Well test analysis in naturally fractured reservoirs is generally based on the radial flow model. The radial flow model is however only applicable to purely homogeneous system and long time solution. It cannot provide complete formation analysis in a reservoir that exhibit anisotropy. This study therefore presents a new method of estimating permeability anisotropy in naturally fractured reservoirs.
Maximum and minimum permeability are obtained in one well test. The maximum permeability is attributed to the large scale fractures in the system while the minimum permeability may be due to the small scale fractures orthogonal to the large scale fractures. In a situation where the fractures are orienting in one direction, the minimum permeability will reflect the matrix permeability. The type of flow path developed (narrow or wide flow path) can also be predicted. This is useful in predicting the direction of fluid flow.

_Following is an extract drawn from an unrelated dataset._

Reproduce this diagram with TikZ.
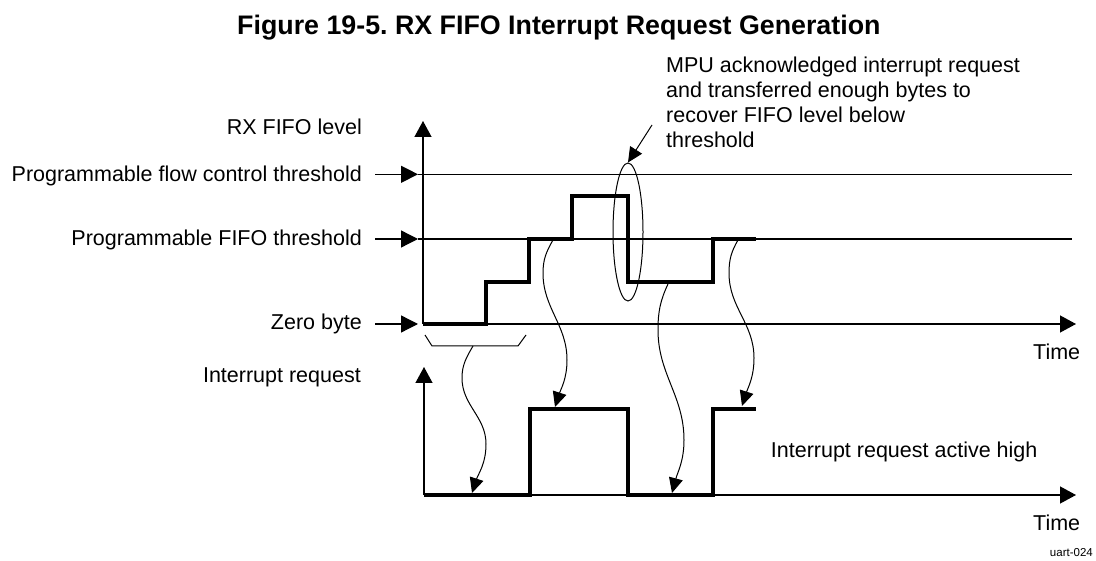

Application was made to four field examples, one of which was an interference test. The interference test was used as a validation process. The results obtained are in agreement with that of interference test method of analysis.
Naturally fractured reservoirs are anisotropic systems whose flow characteristics depend on the fracture network. Their permeability variation is not only stratigraphic in nature, but is also caused by the fractures' distribution, orientation and permeability impairment within the fractures, caused by pressure solution. The reservoir becomes more complex when both the matrix and fracture exhibit anisotropy and have the capability to flow into the wellbore as in double permeability case.
According to Nelson1, naturally fractured reservoirs can be divided into four categories.
Type 1 Fractures provide the essential porosity and permeability.
Type 2 Fractures provide the essential permeability while the matrix provides the essential porosity.
Type 3 Fractures assist permeability in an already producible reservoir. The matrix already has good permeability.
Type 4 Fractures provide no additional porosity or permeability, but create significant reservoir anisotropy (barriers) due to mineral filled.
Previous studies have shown that the fractures distribution and their permeability depend on the stress anisotropy. According to Price1, the two perpendicular orientations of most regional fracture sets are rotated to basin shape. As most basins are elliptical, one orientation of the orthogonal pattern parallels the long axis of the basin and the other parallel the short axes of the basin. High permeability fracture network will align with the maximum stress direction. Figure 1 is an example of such naturally fractured reservoir in offshore Abu Dhabi2. According to Gouth2, the interpretation of 3D seismic shows numerous low displacement NW-SE striking normal faults cutting the reservoir (Figure 1). These faults are oriented perpendicular to the dominant trend of the open fracture system and predate the formation of the open fractures. A second set of fractures is subparallel to the fault trends, but since they are described as mineralized, these fractures are assumed to be healed and have little effect on fluid flow. Thus the SW-NE trending open fractures formed the maximum permeability.